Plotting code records
▶

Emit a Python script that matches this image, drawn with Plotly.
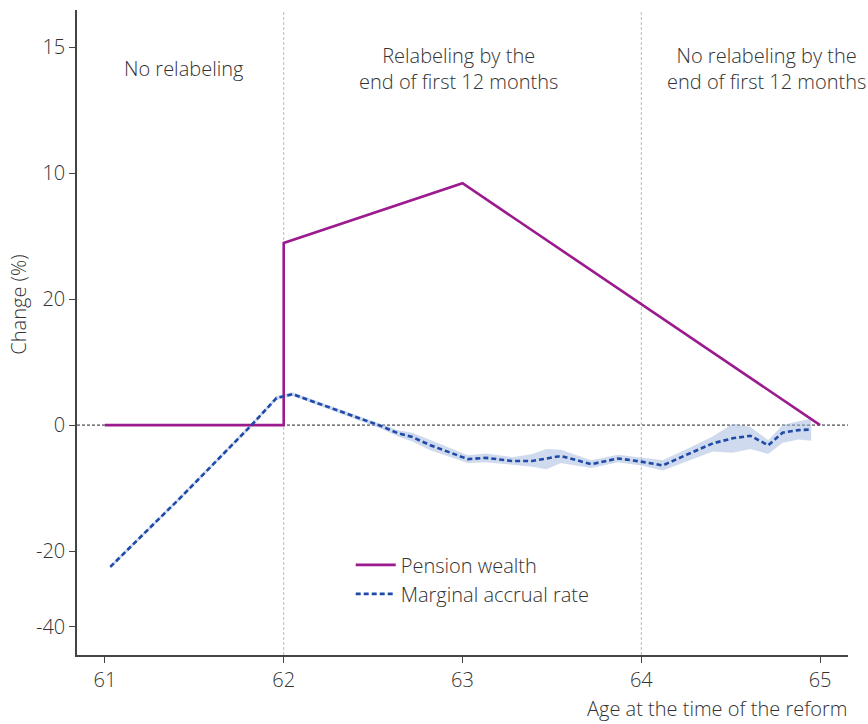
import plotly.graph_objects as go

# Pension wealth change (in chart units) by age at the time of the reform
pw_age = [61.0, 62.0, 62.0, 63.0, 65.0]
pw_val = [0.0, 0.0, 28.9, 38.4, 0.0]

# Marginal accrual rate with confidence band
mar_age = [61.03, 61.42, 61.82, 61.96, 62.05, 62.54, 62.64, 62.72, 62.82, 63.03,
           63.13, 63.28, 63.39, 63.47, 63.55, 63.72, 63.87, 64.0, 64.12, 64.27,
           64.40, 64.51, 64.61, 64.71, 64.79, 64.88, 64.95]
mar_val = [-22.5, -11.6, 0.0, 4.3, 4.9, -0.1, -1.3, -1.9, -3.2, -5.4,
           -5.2, -5.7, -5.7, -5.3, -4.9, -6.2, -5.3, -5.8, -6.4, -4.5,
           -2.9, -2.1, -1.7, -3.2, -1.2, -0.8, -0.7]
mar_hi = [-22.2, -11.3, 0.3, 4.6, 5.2, 0.3, -0.8, -1.2, -2.4, -4.8,
          -4.5, -5.1, -4.6, -3.8, -3.9, -5.6, -4.7, -5.2, -5.6, -3.6,
          -1.8, 0.2, -0.3, -2.4, 0.0, 0.6, 1.0]
mar_lo = [-22.8, -11.9, -0.3, 4.0, 4.6, -0.5, -1.8, -2.6, -4.0, -6.0,
          -5.9, -6.3, -6.6, -7.0, -6.0, -6.8, -5.9, -6.4, -7.2, -5.6,
          -4.2, -4.4, -3.8, -4.6, -2.8, -2.3, -2.5]

# Y axis tick positions and their printed labels
y_tickvals = [60, 40, 20, 0, -20, -32]
y_ticktext = ["15", "10", "20", "0", "-20", "-40"]
x_tickvals = [61, 62, 63, 64, 65]

# Period labels
periods = [
    (61.44, "No relabeling"),
    (62.98, "Relabeling by the<br>end of first 12 months"),
    (64.70, "No relabeling by the<br>end of first 12 months"),
]

FONT = "Open Sans"
FS = 20
TXT = "#333333"
PURPLE = "#9b1b8e"
BLUE = "#1f4aa8"
BAND = "rgba(160,182,222,0.5)"

fig = go.Figure()

fig.add_trace(go.Scatter(
    x=mar_age + mar_age[::-1], y=mar_hi + mar_lo[::-1],
    fill="toself", fillcolor=BAND, line=dict(width=0),
    hoverinfo="skip", showlegend=False))

fig.add_trace(go.Scatter(
    x=pw_age, y=pw_val, mode="lines", name="Pension wealth",
    legendgroup="pw", line=dict(color=PURPLE, width=2.6)))

fig.add_trace(go.Scatter(
    x=mar_age, y=mar_val, mode="lines", name="Marginal accrual rate",
    legendgroup="mar", line=dict(color=BLUE, width=2.6, dash="5px,3px")))

# zero reference line
fig.add_shape(type="line", xref="paper", yref="y", x0=0, x1=1, y0=0, y1=0,
              line=dict(color="#222222", width=1, dash="3px,2px"), layer="below")
# period dividers
for xv in (62, 64):
    fig.add_shape(type="line", xref="x", yref="paper", x0=xv, x1=xv, y0=0, y1=1,
                  line=dict(color="#bbbbbb", width=1, dash="3px,2px"), layer="below")

for xv, txt in periods:
    fig.add_annotation(x=xv, y=0.909, xref="x", yref="paper", text=txt,
                       showarrow=False, xanchor="center", yanchor="middle",
                       font=dict(family=FONT, size=FS, color=TXT, weight=300))

fig.add_annotation(x=1.0, y=-0.0825, xref="paper", yref="paper",
                   text="Age at the time of the reform", showarrow=False,
                   xanchor="right", yanchor="middle", borderpad=0,
                   font=dict(family=FONT, size=FS, color=TXT, weight=300))
fig.add_annotation(x=-0.077, y=(655 - 305) / 645, xref="paper", yref="paper",
                   text="Change (%)", showarrow=False, textangle=-90,
                   xanchor="center", yanchor="middle",
                   font=dict(family=FONT, size=FS, color=TXT, weight=300))

fig.update_layout(
    width=868, height=724,
    margin=dict(l=77, r=20, t=10, b=69),
    paper_bgcolor="white", plot_bgcolor="white",
    font=dict(family=FONT, size=FS, color=TXT, weight=300),
    legend=dict(x=0.355, y=0.17, xanchor="left", yanchor="top",
                bgcolor="rgba(0,0,0,0)", itemwidth=40,
                font=dict(size=FS, color=TXT, weight=300),
                tracegroupgap=0),
    xaxis=dict(range=[60.844, 65.156], tickvals=x_tickvals,
               showgrid=False, zeroline=False,
               showline=True, linecolor="#444444", linewidth=1.5,
               ticks="outside", ticklen=6, tickcolor="#444444",
               tickfont=dict(size=FS, color=TXT, weight=300)),
    yaxis=dict(range=[-36.5, 65.9], tickvals=y_tickvals, ticktext=y_ticktext,
               showgrid=False, zeroline=False,
               showline=True, linecolor="#444444", linewidth=1.5,
               ticks="outside", ticklen=6, tickcolor="#444444",
               tickfont=dict(size=FS, color=TXT, weight=300)),
)

fig.write_html("out.html")
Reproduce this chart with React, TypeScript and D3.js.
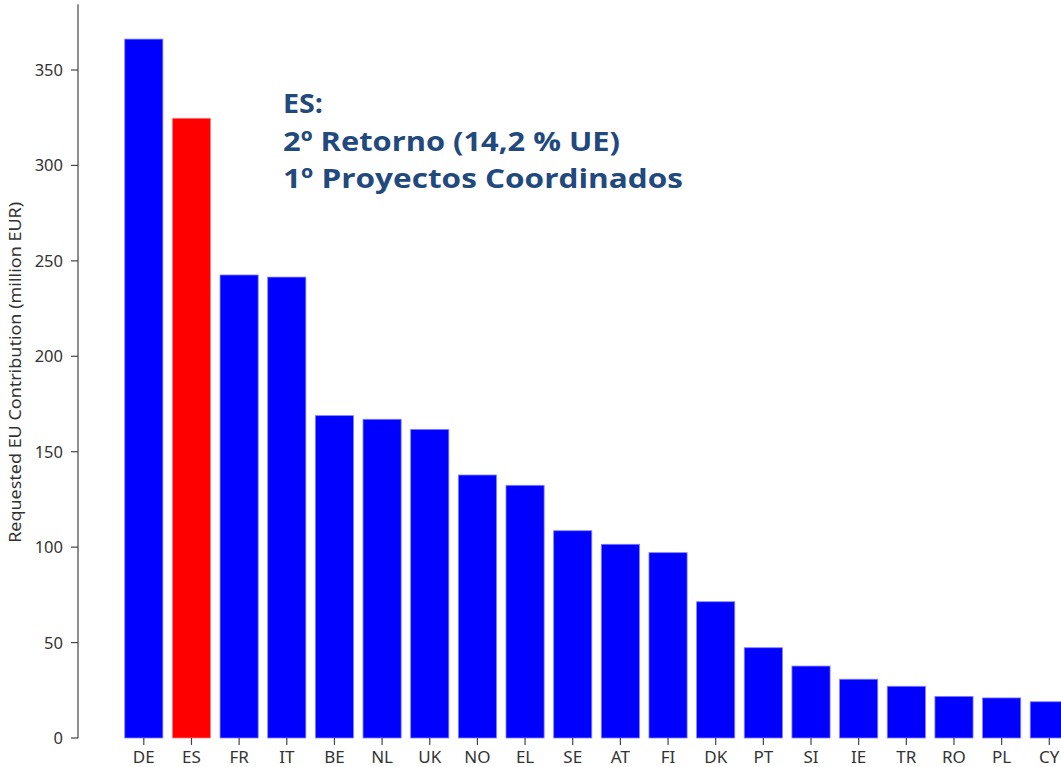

◀

THE PROBLEM: All entries must be written out again exactly as given, with no pictures in the copy.

WRITTEN ANSWER:
Emit a Python script that matches this image, drawn with Plotly.
import plotly.graph_objects as go

# Pension wealth change (in chart units) by age at the time of the reform
pw_age = [61.0, 62.0, 62.0, 63.0, 65.0]
pw_val = [0.0, 0.0, 28.9, 38.4, 0.0]

# Marginal accrual rate with confidence band
mar_age = [61.03, 61.42, 61.82, 61.96, 62.05, 62.54, 62.64, 62.72, 62.82, 63.03,
           63.13, 63.28, 63.39, 63.47, 63.55, 63.72, 63.87, 64.0, 64.12, 64.27,
           64.40, 64.51, 64.61, 64.71, 64.79, 64.88, 64.95]
mar_val = [-22.5, -11.6, 0.0, 4.3, 4.9, -0.1, -1.3, -1.9, -3.2, -5.4,
           -5.2, -5.7, -5.7, -5.3, -4.9, -6.2, -5.3, -5.8, -6.4, -4.5,
           -2.9, -2.1, -1.7, -3.2, -1.2, -0.8, -0.7]
mar_hi = [-22.2, -11.3, 0.3, 4.6, 5.2, 0.3, -0.8, -1.2, -2.4, -4.8,
          -4.5, -5.1, -4.6, -3.8, -3.9, -5.6, -4.7, -5.2, -5.6, -3.6,
          -1.8, 0.2, -0.3, -2.4, 0.0, 0.6, 1.0]
mar_lo = [-22.8, -11.9, -0.3, 4.0, 4.6, -0.5, -1.8, -2.6, -4.0, -6.0,
          -5.9, -6.3, -6.6, -7.0, -6.0, -6.8, -5.9, -6.4, -7.2, -5.6,
          -4.2, -4.4, -3.8, -4.6, -2.8, -2.3, -2.5]

# Y axis tick positions and their printed labels
y_tickvals = [60, 40, 20, 0, -20, -32]
y_ticktext = ["15", "10", "20", "0", "-20", "-40"]
x_tickvals = [61, 62, 63, 64, 65]

# Period labels
periods = [
    (61.44, "No relabeling"),
    (62.98, "Relabeling by the<br>end of first 12 months"),
    (64.70, "No relabeling by the<br>end of first 12 months"),
]

FONT = "Open Sans"
FS = 20
TXT = "#333333"
PURPLE = "#9b1b8e"
BLUE = "#1f4aa8"
BAND = "rgba(160,182,222,0.5)"

fig = go.Figure()

fig.add_trace(go.Scatter(
    x=mar_age + mar_age[::-1], y=mar_hi + mar_lo[::-1],
    fill="toself", fillcolor=BAND, line=dict(width=0),
    hoverinfo="skip", showlegend=False))

fig.add_trace(go.Scatter(
    x=pw_age, y=pw_val, mode="lines", name="Pension wealth",
    legendgroup="pw", line=dict(color=PURPLE, width=2.6)))

fig.add_trace(go.Scatter(
    x=mar_age, y=mar_val, mode="lines", name="Marginal accrual rate",
    legendgroup="mar", line=dict(color=BLUE, width=2.6, dash="5px,3px")))

# zero reference line
fig.add_shape(type="line", xref="paper", yref="y", x0=0, x1=1, y0=0, y1=0,
              line=dict(color="#222222", width=1, dash="3px,2px"), layer="below")
# period dividers
for xv in (62, 64):
    fig.add_shape(type="line", xref="x", yref="paper", x0=xv, x1=xv, y0=0, y1=1,
                  line=dict(color="#bbbbbb", width=1, dash="3px,2px"), layer="below")

for xv, txt in periods:
    fig.add_annotation(x=xv, y=0.909, xref="x", yref="paper", text=txt,
                       showarrow=False, xanchor="center", yanchor="middle",
                       font=dict(family=FONT, size=FS, color=TXT, weight=300))

fig.add_annotation(x=1.0, y=-0.0825, xref="paper", yref="paper",
                   text="Age at the time of the reform", showarrow=False,
                   xanchor="right", yanchor="middle", borderpad=0,
                   font=dict(family=FONT, size=FS, color=TXT, weight=300))
fig.add_annotation(x=-0.077, y=(655 - 305) / 645, xref="paper", yref="paper",
                   text="Change (%)", showarrow=False, textangle=-90,
                   xanchor="center", yanchor="middle",
                   font=dict(family=FONT, size=FS, color=TXT, weight=300))

fig.update_layout(
    width=868, height=724,
    margin=dict(l=77, r=20, t=10, b=69),
    paper_bgcolor="white", plot_bgcolor="white",
    font=dict(family=FONT, size=FS, color=TXT, weight=300),
    legend=dict(x=0.355, y=0.17, xanchor="left", yanchor="top",
                bgcolor="rgba(0,0,0,0)", itemwidth=40,
                font=dict(size=FS, color=TXT, weight=300),
                tracegroupgap=0),
    xaxis=dict(range=[60.844, 65.156], tickvals=x_tickvals,
               showgrid=False, zeroline=False,
               showline=True, linecolor="#444444", linewidth=1.5,
               ticks="outside", ticklen=6, tickcolor="#444444",
               tickfont=dict(size=FS, color=TXT, weight=300)),
    yaxis=dict(range=[-36.5, 65.9], tickvals=y_tickvals, ticktext=y_ticktext,
               showgrid=False, zeroline=False,
               showline=True, linecolor="#444444", linewidth=1.5,
               ticks="outside", ticklen=6, tickcolor="#444444",
               tickfont=dict(size=FS, color=TXT, weight=300)),
)

fig.write_html("out.html")
Reproduce this chart with React, TypeScript and D3.js.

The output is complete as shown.